The Ontario government is talking to Bombardier Transportation about funding the development of one of the world's first hydrogen-powered trains, Liberal Leader Dalton McGuinty said yesterday.
The discussions, both Bombardier and the government said, are in the early stages, with any actual vehicle several years away.
But the project could see the government commit research money - no one would say how much - as well as promise to buy the finished products to run on its Toronto-area GO Transit system.
Most trains in the world use either greenhouse-gas-emitting diesel engines or electricity, which is cleaner but is still often generated using greenhouse-gas-producing coal plants.
A train that uses a hydrogen fuel cell to combine hydrogen with oxygen to create the electricity needed to run its motor would essentially be a zero-emissions vehicle, producing only water vapour, proponents say.
The trains might run on hydrogen produced by Ontario's nuclear plants.
Still, the technology remains unproven and much more expensive than conventional locomotives. However, private consortia and governments in the United States, Europe and elsewhere are looking into hydrogen trains, and a pilot project is on the rails in Japan.
Mr. McGuinty was clearly trying to appeal to a variety of voters with the idea: Toronto area-commuters, environmentalists, and the workers of Thunder Bay, where Bombardier builds rail vehicles.
He sold the idea yesterday as a job-creation initiative, flanked by the two Liberal MPPs in Thunder Bay.
But in an interview, Bombardier Transportation vice-president Mike Hardt wouldn't explicitly guarantee that the initiative would create jobs at the Thunder Bay plant, which builds rail cars for GO Transit and subway cars for the Toronto Transit Commission.
He said he was optimistic that if the deal came together as conceived, the project - for which a hydrogen fuel-cell company must also be found - would create jobs there.
This week, NDP Leader Howard Hampton flew to Thunder Bay to slam Mr. McGuinty for allowing municipalities, including Ottawa and Toronto, to buy rail cars built elsewhere, instead of forcing those contracts to flow to Thunder Bay.
Yesterday, both the Progressive Conservatives and Mr. Hampton dismissed Mr. McGuinty's announcement as too vague.
"Dalton McGuinty spent the whole day trying to dodge stories about northern job losses," Mr. Hampton said in an e-mailed statement. "... This is another McGuinty promise - and a pretty vague one at that."
Also, just before the election, the government committed millions to switch GO Transit's Lakeshore lines to electric trains.
And GO has just purchased a new generation of diesel locomotives.
Greg Sorbara, Mr.

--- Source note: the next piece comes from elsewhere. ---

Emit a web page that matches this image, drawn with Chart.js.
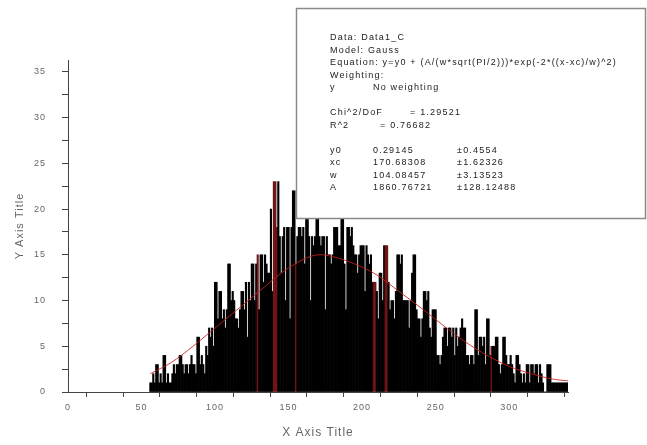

McGuinty's Finance Minister, said the GO system will be expanding and will need even more trains.
He also dismissed the accusation that this was a handout for Bombardier: "We are investing millions and millions of dollars in research and development. ... Our approach to getting an edge in the next economy is to partner with business and industry."
Greg Naterer, a Canada research chair in advanced energy systems at the University of Ontario Institute of Technology in Oshawa, said his team is studying the feasibility of hydrogen trains.
"I think personally that it makes sense, and we may see it before we see it in cars," Dr. Naterer said, explaining that trains, unlike cars, do not have to sort out where to store the hydrogen.